Warning This document has not been updated for a while now. It may be out of date.

Last updated: 18 Mar 2021

content-data-api: Use compound id instead of a random UUID

26-Sep-2018

Context

In the Data Warehouse we have decided to track content through time and use a unique identifier that guarantees consistency across time.

Our initial approach was to use a random uuid:

 SecureRandom.uuid #=> "1ca71cd6-08c4-4855-9381-2f41aeffe59c"

Following some feedback from @tijmenb, we have decided to use a compound id for each on of our items. The compound id will have the following format depending of the type of Content Item:

Single content items (no multi-path)

We concat the content_id and the locale for Content Item that don't have multiple paths.

  warehouse_item_id = "1ca71cd6-08c4-4855-9381-2f41aeffe59c:en"

Multipart content items (item with multiple paths)

We concat the content_id, the locale and the base_path for Content Items that have multiple paths (Guides, Travel Advice...)

  warehouse_item_id = "1ca71cd6-08c4-4855-9381-2f41aeffe59c:en:/marriage-abroad"

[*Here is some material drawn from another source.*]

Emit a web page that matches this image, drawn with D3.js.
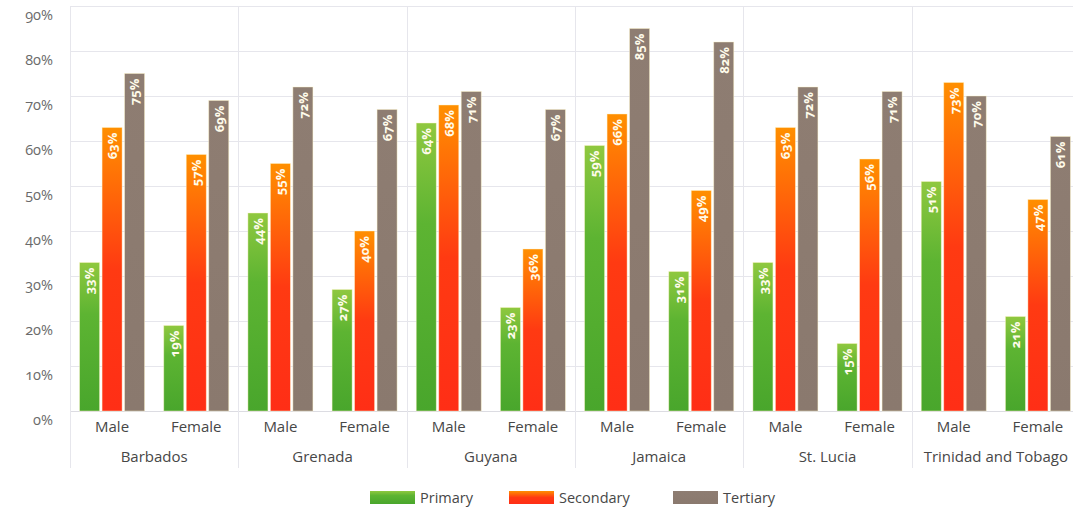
<!DOCTYPE html>
<html>
<head>
<meta charset="utf-8">
<script src="https://cdn.jsdelivr.net/npm/d3@7.8.5/dist/d3.min.js"></script>
<style>
  html, body { margin: 0; padding: 0; background: #fff; }
  svg { display: block; font-family: "Open Sans", sans-serif; }
  .num { font-variant-numeric: oldstyle-nums; }
</style>
</head>
<body>
<div id="chart"></div>
<script>
const countries = ["Barbados", "Grenada", "Guyana", "Jamaica", "St. Lucia", "Trinidad and Tobago"];
const genders = ["Male", "Female"];
const levels = ["Primary", "Secondary", "Tertiary"];

// values per country, Male then Female
const primary = [33, 19, 44, 27, 64, 23, 59, 31, 33, 15, 51, 21];
const secondary = [63, 57, 55, 40, 68, 36, 66, 49, 63, 56, 73, 47];
const tertiary = [75, 69, 72, 67, 71, 67, 85, 82, 72, 71, 70, 61];

const yTicks = [0, 10, 20, 30, 40, 50, 60, 70, 80, 90];

const width = 1073;
const height = 515;
const margin = { top: 6, left: 70, plotRight: 1080, bottom: 411 };

const rows = [];
countries.forEach((c, ci) => {
  genders.forEach((g, gi) => {
    const i = ci * 2 + gi;
    rows.push({ country: c, gender: g, Primary: primary[i], Secondary: secondary[i], Tertiary: tertiary[i] });
  });
});

const svg = d3.select("#chart")
  .append("svg")
  .attr("width", width)
  .attr("height", height);

// gradients
const defs = svg.append("defs");
const grads = {
  Primary: [["0%", "#8fc83f"], ["35%", "#5db432"], ["100%", "#49a62c"]],
  Secondary: [["0%", "#ff8f00"], ["50%", "#ff3a12"], ["100%", "#ff2e16"]],
  Tertiary: [["0%", "#8e7d72"], ["100%", "#8a796e"]],
};
Object.entries(grads).forEach(([key, stops]) => {
  const lg = defs.append("linearGradient")
    .attr("id", "grad-" + key)
    .attr("x1", 0).attr("y1", 0).attr("x2", 0).attr("y2", 1);
  stops.forEach(([o, c]) => lg.append("stop").attr("offset", o).attr("stop-color", c));
});

const x0 = d3.scaleBand()
  .domain(countries)
  .range([margin.left, margin.plotRight])
  .padding(0);

const x1 = d3.scaleBand()
  .domain(genders)
  .range([0, x0.bandwidth()])
  .padding(0);

const groupW = 65;
const x2 = d3.scaleBand()
  .domain(levels)
  .range([(x1.bandwidth() - groupW) / 2, (x1.bandwidth() + groupW) / 2])
  .paddingInner(0.11);

const y = d3.scaleLinear()
  .domain([0, 90])
  .range([margin.bottom, margin.top]);

// horizontal grid
svg.append("g")
  .selectAll("line")
  .data(yTicks)
  .enter()
  .append("line")
  .attr("x1", margin.left)
  .attr("x2", width)
  .attr("y1", (d) => Math.round(y(d)) + 0.5)
  .attr("y2", (d) => Math.round(y(d)) + 0.5)
  .attr("stroke", (d) => (d === 0 ? "#dcdce2" : "#e6e6ec"))
  .attr("stroke-width", 1);

// vertical separators
const seps = countries.map((c) => x0(c)).concat([margin.plotRight]);
svg.append("g")
  .selectAll("line")
  .data(seps)
  .enter()
  .append("line")
  .attr("x1", (d) => Math.round(d) + 0.5)
  .attr("x2", (d) => Math.round(d) + 0.5)
  .attr("y1", margin.top)
  .attr("y2", 468)
  .attr("stroke", "#e6e6ec");

// y labels
svg.append("g")
  .selectAll("text")
  .data(yTicks)
  .enter()
  .append("text")
  .attr("class", "num")
  .attr("x", 53)
  .attr("y", (d) => y(d) + 14)
  .attr("text-anchor", "end")
  .style("font-size", "14.5px")
  .style("fill", "#6a6a6a")
  .text((d) => d + "%");

// bars
const groups = svg.append("g")
  .selectAll("g")
  .data(rows)
  .enter()
  .append("g")
  .attr("transform", (d) => `translate(${x0(d.country) + x1(d.gender)},0)`);

groups.selectAll("rect")
  .data((d) => levels.map((l) => ({ level: l, value: d[l] })))
  .enter()
  .append("rect")
  .attr("x", (d) => x2(d.level))
  .attr("y", (d) => y(d.value))
  .attr("width", x2.bandwidth())
  .attr("height", (d) => y(0) - y(d.value))
  .attr("fill", (d) => `url(#grad-${d.level})`)
  .attr("stroke", "rgba(255,245,200,0.55)")
  .attr("stroke-width", 0.8);

groups.selectAll("text")
  .data((d) => levels.map((l) => ({ level: l, value: d[l] })))
  .enter()
  .append("text")
  .attr("class", "num")
  .attr("transform", (d) => `translate(${x2(d.level) + x2.bandwidth() / 2 + 4.8},${y(d.value) + 5}) rotate(-90)`)
  .attr("text-anchor", "end")
  .style("font-size", "13px")
  .style("font-weight", "bold")
  .style("fill", "#fffbea")
  .text((d) => d.value + "%");

// x labels
groups.append("text")
  .attr("x", x1.bandwidth() / 2)
  .attr("y", 432)
  .attr("text-anchor", "middle")
  .style("font-size", "15px")
  .style("fill", "#474747")
  .text((d) => d.gender);

svg.append("g")
  .selectAll("text")
  .data(countries)
  .enter()
  .append("text")
  .attr("x", (d) => x0(d) + x0.bandwidth() / 2)
  .attr("y", 462)
  .attr("text-anchor", "middle")
  .style("font-size", "15px")
  .style("fill", "#474747")
  .text((d) => d);

// legend
const legendX = [370, 509, 673];
const legend = svg.append("g")
  .selectAll("g")
  .data(levels)
  .enter()
  .append("g")
  .attr("transform", (d, i) => `translate(${legendX[i]}, 491)`);

legend.append("rect")
  .attr("width", 45)
  .attr("height", 13)
  .attr("fill", (d) => `url(#grad-${d})`);

legend.append("text")
  .attr("x", 50)
  .attr("y", 11.5)
  .style("font-size", "14.5px")
  .style("fill", "#474747")
  .text((d) => d);
</script>
</body>
</html>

We won't be able to track changes to base_paths, but as of today we have no simple way to work around this. This is a known issue that could be mitigated by getting aggregations at the parent level.

Decision

Use a compound unique id following the naming conventions described above.
Name it warehouse_item_id

Consequences

The unique identifier is not a random number. It has a meaning which mimics the existing rules that define uniqueness across all GOV.UK content
It is consistent with Content Publisher: the new publishing application for content.
The unique identifier enables easy integration for external applications as they can easily build URLs that depend on the unique id.